Denny Peoples out of Indianapolis, IN, has one of the best “eclectic” stocks out there. He does very little in the way of stamps per se, rather focusing on unusual covers, revenue documents, ephemera, and cinderella meterial. A large portion of what he carries won’t be found in the Scott catalog. Every now and then he gets in some stamps though.

I see him 3-4 times a year and he always has something new and interesting for me to buy.

Other than his table though, the rest of the 15 or so dealers offered nothing for me and I was out of the show shortly after noon and home by 3pm.

Still, a worthwhile trip despite the brevity.

Starting off with a few stamps:

Listed as ‘purple’ the $1.90 Foreign Exchange was printed in a very unstable ink that shows up in shares ranging from brown, gray, violet, blue, to green. The green shade below could possibly also be due to chemical or environmental exposure.

Another denomination for my Brady’s Bend Iron Co. collection. I’m trying to find this printed cancel on as many different 1st-3rd issue stamps as I can. See this page for more information.

An unattributed “COLUMBUS” oval handstamp cancel.

A fairly scarce “Solon Palmer” perfumery cancel.
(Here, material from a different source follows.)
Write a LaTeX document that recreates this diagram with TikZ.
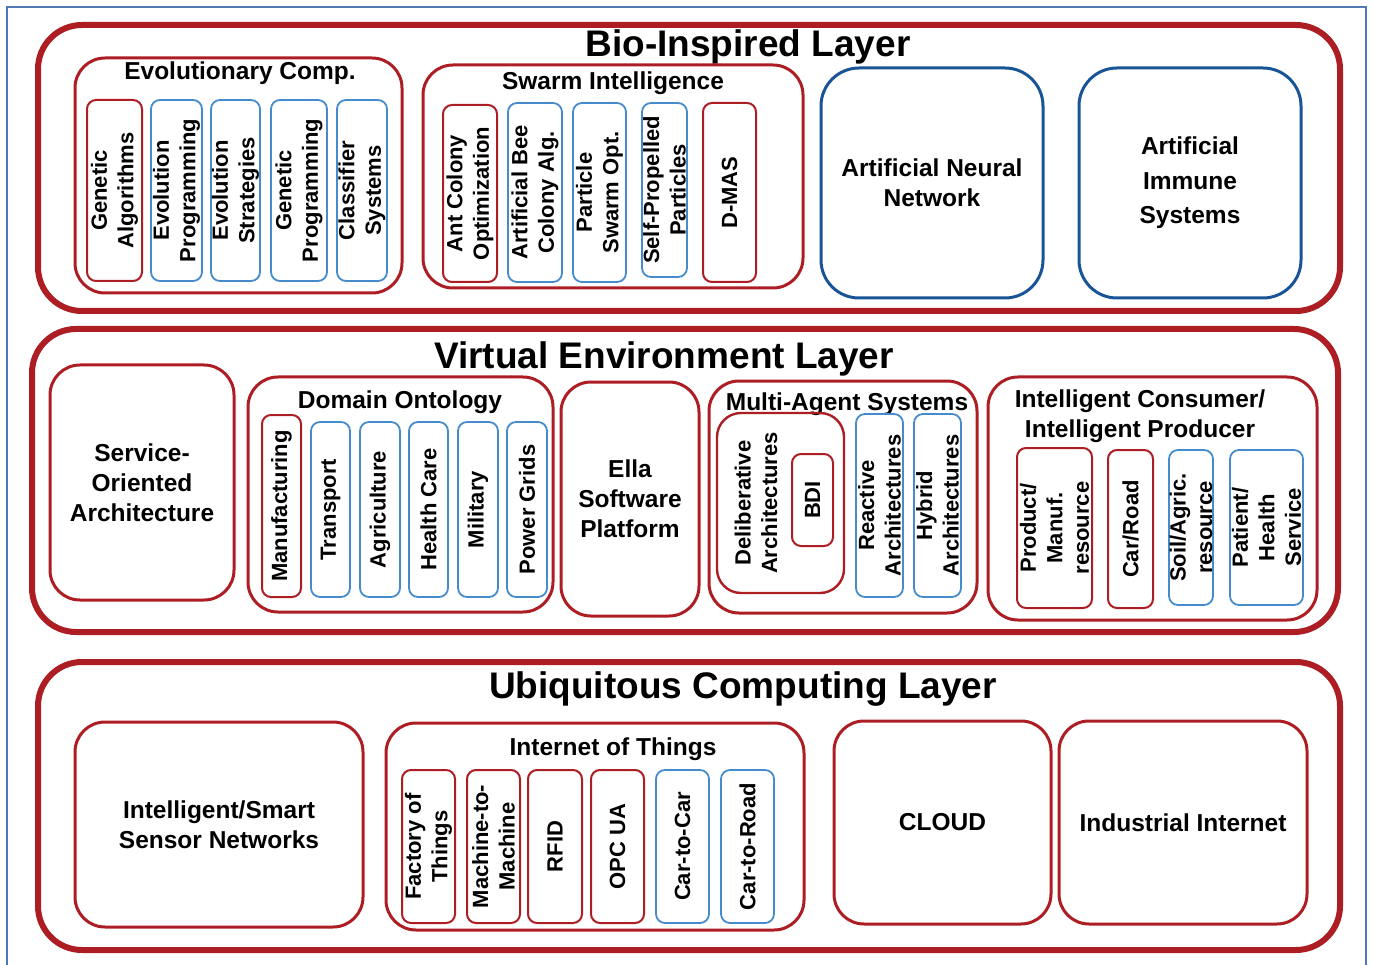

Very late usage.

And some documents…

Nice wine grower vignette.

Bank of Salem check with a 2-cent Certificate orange.

A pair of railroad pieces…

Attractive document. The paper is very fragile and translucent, like an onionskin.

Nice Indian vignette on a check from the Tuolumne County Water Co.

An illegal/improper usage. Looks like it is underpaying the tax by a cent.

Illegal/improper use of a 2-cent Express imperf pair on cover, with a 3-cent Washington (#65) pasted over and canceled, with an attractive green handstamp. 1989 PF Cert. Subsequent to the cert, someone erased pencil notations on the cover stating that the stamps had been lifted as part of the expertization process.

Lastly, a document with a pair and block of 6 of the 50-cent Foreign Exchange 1st issue. While one wouldn’t think so, blocks of this stamp are fairly scarce. According to the Curtis Census, this block is tied for the largest known multiple.